Information provided:
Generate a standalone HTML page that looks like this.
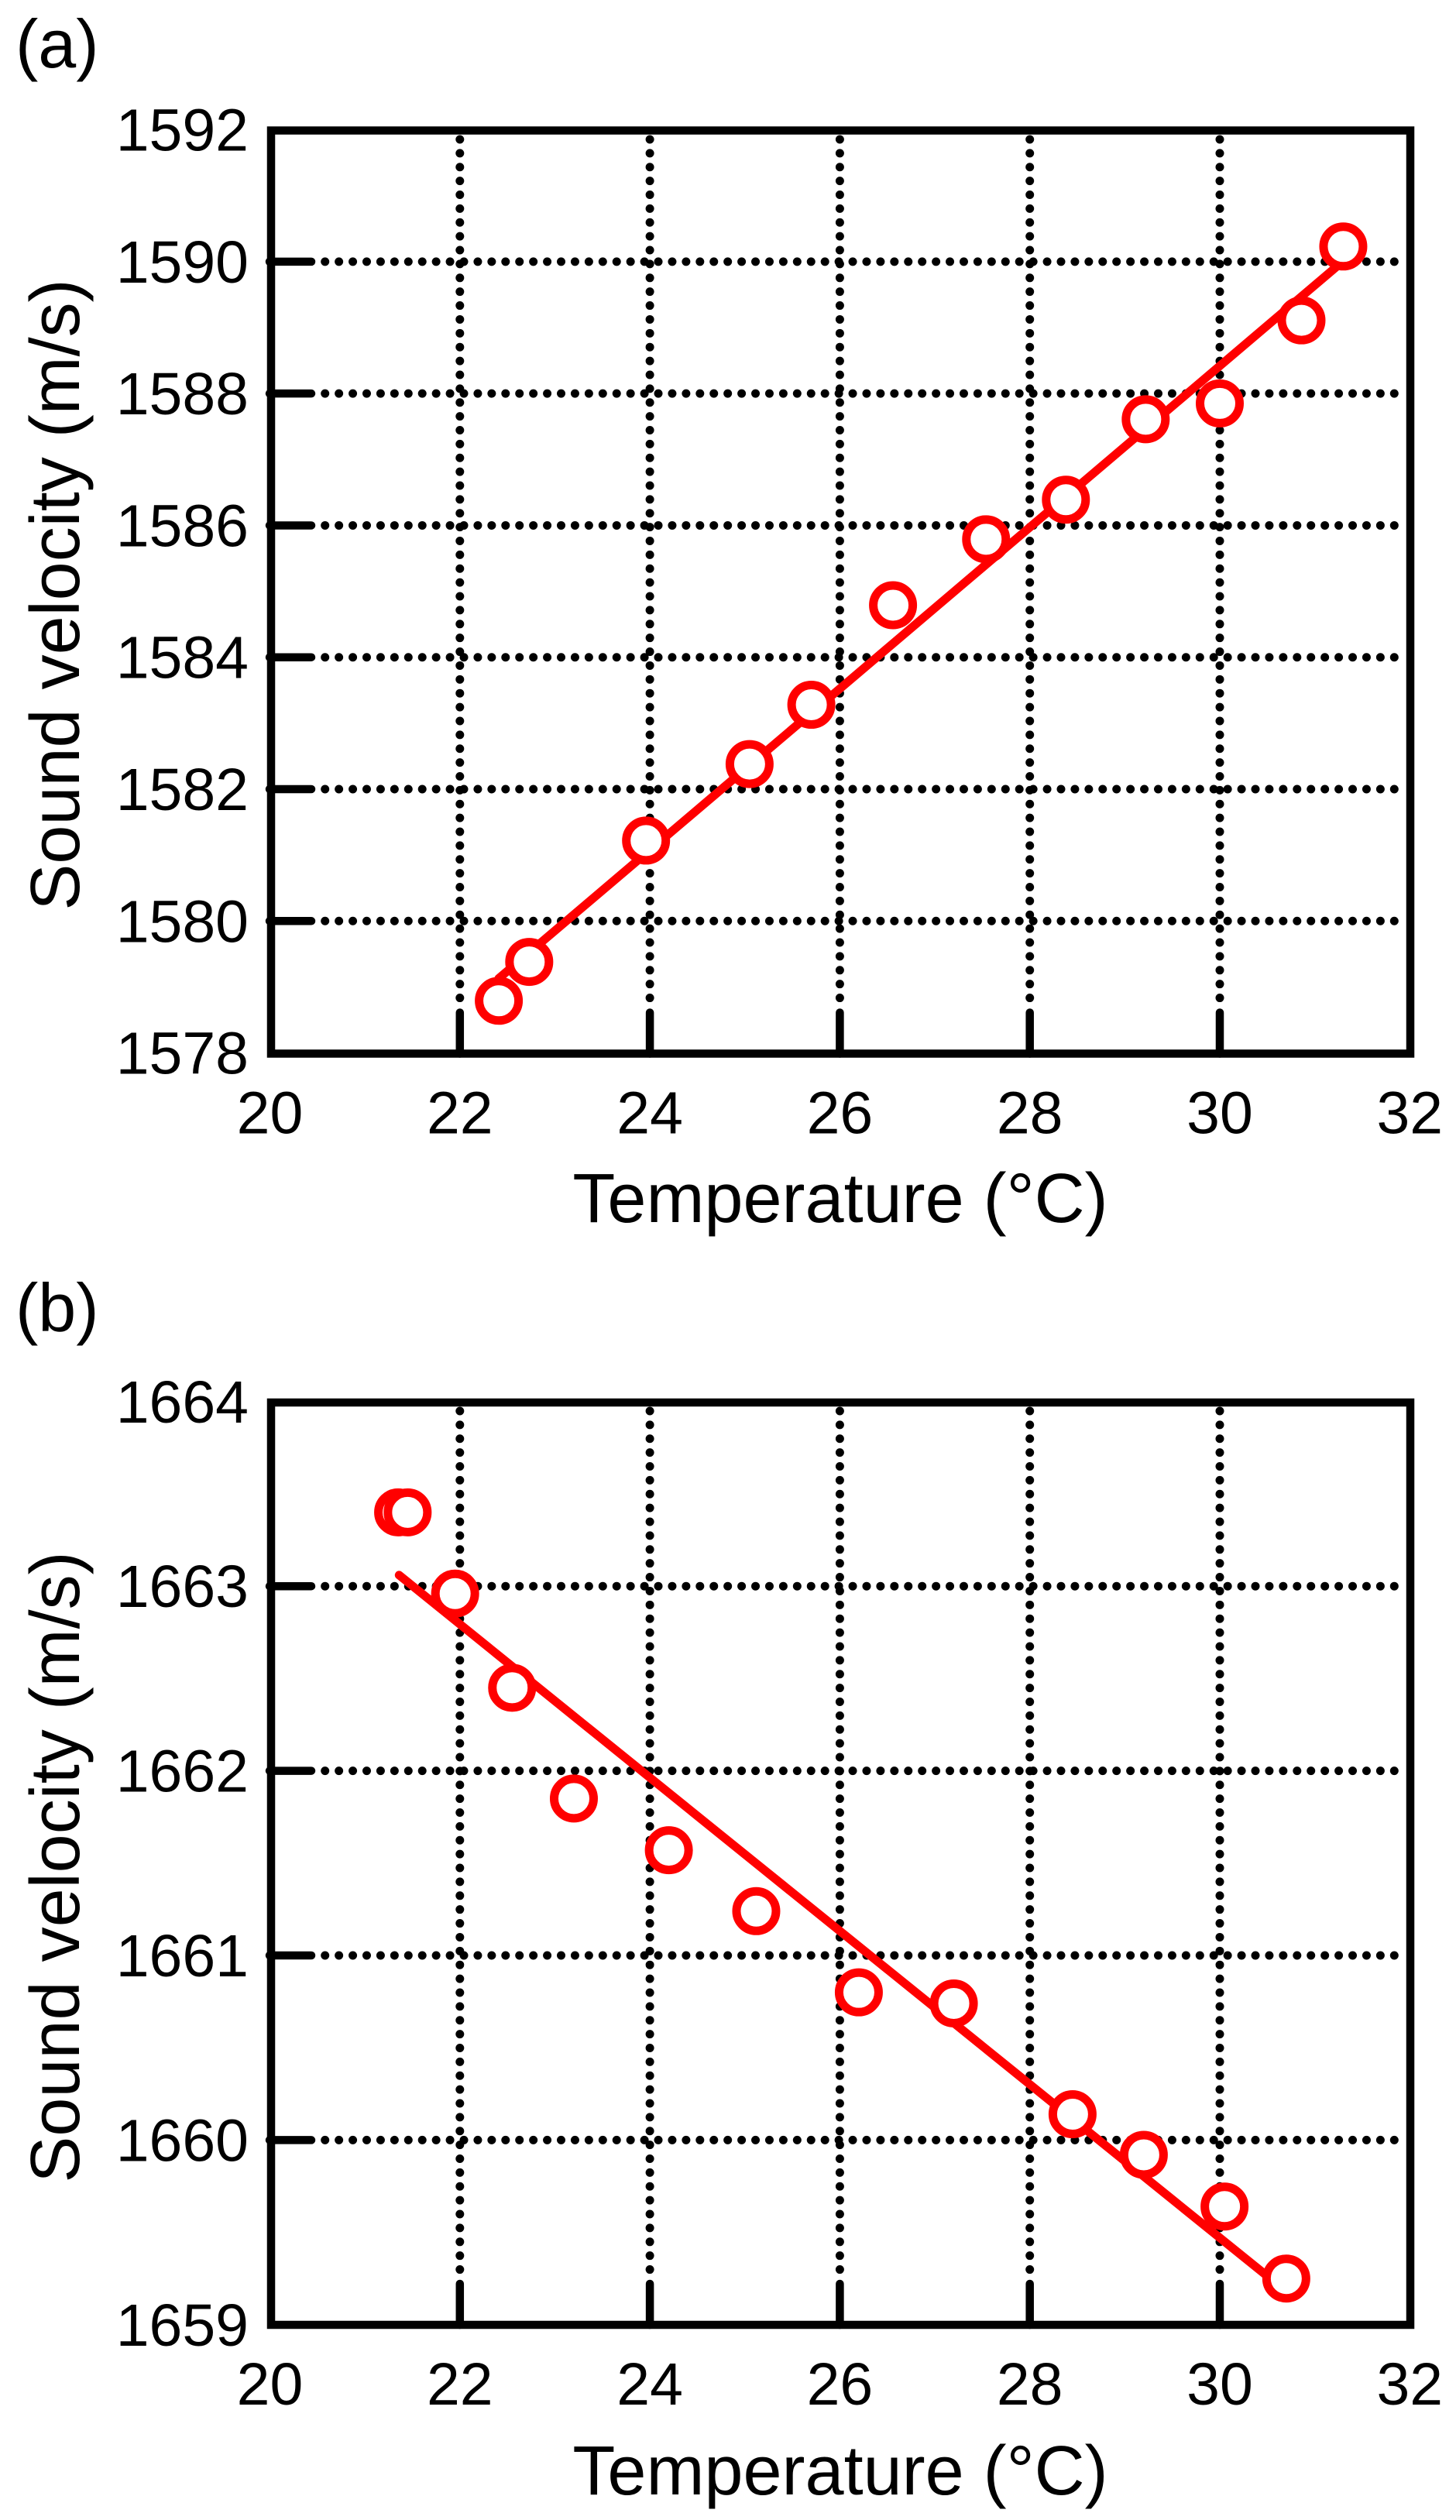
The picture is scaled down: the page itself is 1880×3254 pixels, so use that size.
<!DOCTYPE html>
<html>
<head>
<meta charset="utf-8">
<title>Sound velocity vs temperature</title>
<style>
html,body{margin:0;padding:0;background:#fff;}
svg{display:block;}
text{font-family:"Liberation Sans",Arial,sans-serif;fill:#000;}
.tick{font-size:77px;}
.title{font-size:90px;}
.panel{font-size:88px;}
</style>
</head>
<body>
<svg id="chart" xmlns="http://www.w3.org/2000/svg" width="1880" height="3254" viewBox="0 0 1880 3254">
  <rect x="0" y="0" width="1880" height="3254" fill="#fff"/>
  <text class="panel" x="20" y="87">(a)</text>
  <text class="panel" x="20" y="1719">(b)</text>
  <text class="title" x="1085" y="1578" text-anchor="middle">Temperature (°C)</text>
  <text class="title" x="1085" y="3221" text-anchor="middle">Temperature (°C)</text>
  <text class="title" x="102" y="768" text-anchor="middle" transform="rotate(-90 102 768)">Sound velocity (m/s)</text>
  <text class="title" x="102" y="2411" text-anchor="middle" transform="rotate(-90 102 2411)">Sound velocity (m/s)</text>
  <g id="panel-a"></g>
  <g id="panel-b"></g>
</svg>
<script>
// Shared x axis
const xTicks = [20, 22, 24, 26, 28, 30, 32];

// Panel (a) data
const yTicksA = [1578, 1580, 1582, 1584, 1586, 1588, 1590, 1592];
const tempA = [22.41, 22.73, 23.96, 25.05, 25.70, 26.56, 27.54, 28.38, 29.22, 30.00, 30.86, 31.30];
const velocityA = [1578.79, 1579.38, 1581.22, 1582.38, 1583.28, 1584.79, 1585.79, 1586.39, 1587.61, 1587.85, 1589.11, 1590.23];
const fitTempA = [22.41, 31.30];
const fitVelocityA = [1579.13, 1590.01];

// Panel (b) data
const yTicksB = [1659, 1660, 1661, 1662, 1663, 1664];
const tempB = [21.35, 21.45, 21.95, 22.55, 23.20, 24.20, 25.12, 26.20, 27.20, 28.45, 29.20, 30.05, 30.70];
const velocityB = [1663.40, 1663.40, 1662.96, 1662.45, 1661.85, 1661.57, 1661.24, 1660.80, 1660.74, 1660.14, 1659.92, 1659.64, 1659.25];
const fitTempB = [21.36, 30.70];
const fitVelocityB = [1663.06, 1659.18];

const NS = 'http://www.w3.org/2000/svg';

function xScale(v) {
  return 348.5 + 122.65 * (v - 20);
}
function yScaleA(v) {
  return 167.6 + 85.14 * (1592 - v);
}
function yScaleB(v) {
  return 1809.8 + 238.4 * (1664 - v);
}

function add(parent, tag) {
  const el = document.createElementNS(NS, tag);
  parent.appendChild(el);
  return el;
}

function segment(el, x1, y1, x2, y2, width, color, cap) {
  el.setAttribute('x1', x1);
  el.setAttribute('y1', y1);
  el.setAttribute('x2', x2);
  el.setAttribute('y2', y2);
  el.setAttribute('stroke', color);
  el.setAttribute('stroke-width', width);
  el.setAttribute('stroke-linecap', cap);
}

function drawPanel(root, yScale, yTicks, temps, velocities, fitTemps, fitVelocities, frame) {
  // dotted grid
  xTicks.slice(1, -1).forEach(function (t) {
    const g = add(root, 'line');
    
    
    segment(g, xScale(t), frame.gridTop, xScale(t), frame.gridBottom, 11, '#000', 'round');
    g.setAttribute('stroke-dasharray', '0 17.88');
  });
  yTicks.slice(1, -1).forEach(function (v) {
    const g = add(root, 'line');
    
    
    segment(g, 419.7, yScale(v), 1816, yScale(v), 11, '#000', 'round');
    g.setAttribute('stroke-dasharray', '0 17.93');
  });

  // tick marks
  xTicks.slice(1, -1).forEach(function (t) {
    const m = add(root, 'line');
    
    
    segment(m, xScale(t), frame.bottom, xScale(t), frame.bottom - 53, 10.5, '#000', 'round');
  });
  yTicks.slice(1, -1).forEach(function (v) {
    const m = add(root, 'line');
    
    
    segment(m, 348, yScale(v), 402, yScale(v), 10.5, '#000', 'round');
  });

  // frame
  const box = add(root, 'rect');
  
  
  box.setAttribute('x', 350);
  box.setAttribute('y', frame.top);
  box.setAttribute('width', 1471);
  box.setAttribute('height', frame.bottom - frame.top);
  box.setAttribute('fill', 'none');
  box.setAttribute('stroke', '#000');
  box.setAttribute('stroke-width', 10.5);
  box.setAttribute('stroke-linejoin', 'miter');

  // tick labels
  xTicks.forEach(function (t) {
    const label = add(root, 'text');
    
    
    label.setAttribute('class', 'tick');
    label.setAttribute('x', xScale(t));
    label.setAttribute('y', frame.bottom + 103);
    label.setAttribute('text-anchor', 'middle');
    label.textContent = t;
  });
  yTicks.forEach(function (v) {
    const label = add(root, 'text');
    
    
    label.setAttribute('class', 'tick');
    label.setAttribute('x', 321);
    label.setAttribute('y', yScale(v) + 27);
    label.setAttribute('text-anchor', 'end');
    label.textContent = v;
  });

  // linear fit
  const fit = add(root, 'line');
  
  
  segment(fit, xScale(fitTemps[0]), yScale(fitVelocities[0]), xScale(fitTemps[1]), yScale(fitVelocities[1]), 11, '#ff0000', 'round');

  // measured points
  temps.forEach(function (t, i) {
    const c = add(root, 'circle');
    
    
    c.setAttribute('cx', xScale(t));
    c.setAttribute('cy', yScale(velocities[i]));
    c.setAttribute('r', 25.5);
    c.setAttribute('fill', '#fff');
    c.setAttribute('stroke', '#ff0000');
    c.setAttribute('stroke-width', 11);
  });
}

drawPanel(document.getElementById('panel-a'), yScaleA, yTicksA, tempA, velocityA, fitTempA, fitVelocityA,
  { top: 168.5, bottom: 1360.5, gridTop: 180, gridBottom: 1290 });
drawPanel(document.getElementById('panel-b'), yScaleB, yTicksB, tempB, velocityB, fitTempB, fitVelocityB,
  { top: 1811, bottom: 3002, gridTop: 1822, gridBottom: 2932 });
</script>
</body>
</html>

Problem details:
Leave the pictures out, and print every line of the listing exactly as written.

Written response:
Generate a standalone HTML page that looks like this.
The picture is scaled down: the page itself is 1880×3254 pixels, so use that size.
<!DOCTYPE html>
<html>
<head>
<meta charset="utf-8">
<title>Sound velocity vs temperature</title>
<style>
html,body{margin:0;padding:0;background:#fff;}
svg{display:block;}
text{font-family:"Liberation Sans",Arial,sans-serif;fill:#000;}
.tick{font-size:77px;}
.title{font-size:90px;}
.panel{font-size:88px;}
</style>
</head>
<body>
<svg id="chart" xmlns="http://www.w3.org/2000/svg" width="1880" height="3254" viewBox="0 0 1880 3254">
  <rect x="0" y="0" width="1880" height="3254" fill="#fff"/>
  <text class="panel" x="20" y="87">(a)</text>
  <text class="panel" x="20" y="1719">(b)</text>
  <text class="title" x="1085" y="1578" text-anchor="middle">Temperature (°C)</text>
  <text class="title" x="1085" y="3221" text-anchor="middle">Temperature (°C)</text>
  <text class="title" x="102" y="768" text-anchor="middle" transform="rotate(-90 102 768)">Sound velocity (m/s)</text>
  <text class="title" x="102" y="2411" text-anchor="middle" transform="rotate(-90 102 2411)">Sound velocity (m/s)</text>
  <g id="panel-a"></g>
  <g id="panel-b"></g>
</svg>
<script>
// Shared x axis
const xTicks = [20, 22, 24, 26, 28, 30, 32];

// Panel (a) data
const yTicksA = [1578, 1580, 1582, 1584, 1586, 1588, 1590, 1592];
const tempA = [22.41, 22.73, 23.96, 25.05, 25.70, 26.56, 27.54, 28.38, 29.22, 30.00, 30.86, 31.30];
const velocityA = [1578.79, 1579.38, 1581.22, 1582.38, 1583.28, 1584.79, 1585.79, 1586.39, 1587.61, 1587.85, 1589.11, 1590.23];
const fitTempA = [22.41, 31.30];
const fitVelocityA = [1579.13, 1590.01];

// Panel (b) data
const yTicksB = [1659, 1660, 1661, 1662, 1663, 1664];
const tempB = [21.35, 21.45, 21.95, 22.55, 23.20, 24.20, 25.12, 26.20, 27.20, 28.45, 29.20, 30.05, 30.70];
const velocityB = [1663.40, 1663.40, 1662.96, 1662.45, 1661.85, 1661.57, 1661.24, 1660.80, 1660.74, 1660.14, 1659.92, 1659.64, 1659.25];
const fitTempB = [21.36, 30.70];
const fitVelocityB = [1663.06, 1659.18];

const NS = 'http://www.w3.org/2000/svg';

function xScale(v) {
  return 348.5 + 122.65 * (v - 20);
}
function yScaleA(v) {
  return 167.6 + 85.14 * (1592 - v);
}
function yScaleB(v) {
  return 1809.8 + 238.4 * (1664 - v);
}

function add(parent, tag) {
  const el = document.createElementNS(NS, tag);
  parent.appendChild(el);
  return el;
}

function segment(el, x1, y1, x2, y2, width, color, cap) {
  el.setAttribute('x1', x1);
  el.setAttribute('y1', y1);
  el.setAttribute('x2', x2);
  el.setAttribute('y2', y2);
  el.setAttribute('stroke', color);
  el.setAttribute('stroke-width', width);
  el.setAttribute('stroke-linecap', cap);
}

function drawPanel(root, yScale, yTicks, temps, velocities, fitTemps, fitVelocities, frame) {
  // dotted grid
  xTicks.slice(1, -1).forEach(function (t) {
    const g = add(root, 'line');
    
    
    segment(g, xScale(t), frame.gridTop, xScale(t), frame.gridBottom, 11, '#000', 'round');
    g.setAttribute('stroke-dasharray', '0 17.88');
  });
  yTicks.slice(1, -1).forEach(function (v) {
    const g = add(root, 'line');
    
    
    segment(g, 419.7, yScale(v), 1816, yScale(v), 11, '#000', 'round');
    g.setAttribute('stroke-dasharray', '0 17.93');
  });

  // tick marks
  xTicks.slice(1, -1).forEach(function (t) {
    const m = add(root, 'line');
    
    
    segment(m, xScale(t), frame.bottom, xScale(t), frame.bottom - 53, 10.5, '#000', 'round');
  });
  yTicks.slice(1, -1).forEach(function (v) {
    const m = add(root, 'line');
    
    
    segment(m, 348, yScale(v), 402, yScale(v), 10.5, '#000', 'round');
  });

  // frame
  const box = add(root, 'rect');
  
  
  box.setAttribute('x', 350);
  box.setAttribute('y', frame.top);
  box.setAttribute('width', 1471);
  box.setAttribute('height', frame.bottom - frame.top);
  box.setAttribute('fill', 'none');
  box.setAttribute('stroke', '#000');
  box.setAttribute('stroke-width', 10.5);
  box.setAttribute('stroke-linejoin', 'miter');

  // tick labels
  xTicks.forEach(function (t) {
    const label = add(root, 'text');
    
    
    label.setAttribute('class', 'tick');
    label.setAttribute('x', xScale(t));
    label.setAttribute('y', frame.bottom + 103);
    label.setAttribute('text-anchor', 'middle');
    label.textContent = t;
  });
  yTicks.forEach(function (v) {
    const label = add(root, 'text');
    
    
    label.setAttribute('class', 'tick');
    label.setAttribute('x', 321);
    label.setAttribute('y', yScale(v) + 27);
    label.setAttribute('text-anchor', 'end');
    label.textContent = v;
  });

  // linear fit
  const fit = add(root, 'line');
  
  
  segment(fit, xScale(fitTemps[0]), yScale(fitVelocities[0]), xScale(fitTemps[1]), yScale(fitVelocities[1]), 11, '#ff0000', 'round');

  // measured points
  temps.forEach(function (t, i) {
    const c = add(root, 'circle');
    
    
    c.setAttribute('cx', xScale(t));
    c.setAttribute('cy', yScale(velocities[i]));
    c.setAttribute('r', 25.5);
    c.setAttribute('fill', '#fff');
    c.setAttribute('stroke', '#ff0000');
    c.setAttribute('stroke-width', 11);
  });
}

drawPanel(document.getElementById('panel-a'), yScaleA, yTicksA, tempA, velocityA, fitTempA, fitVelocityA,
  { top: 168.5, bottom: 1360.5, gridTop: 180, gridBottom: 1290 });
drawPanel(document.getElementById('panel-b'), yScaleB, yTicksB, tempB, velocityB, fitTempB, fitVelocityB,
  { top: 1811, bottom: 3002, gridTop: 1822, gridBottom: 2932 });
</script>
</body>
</html>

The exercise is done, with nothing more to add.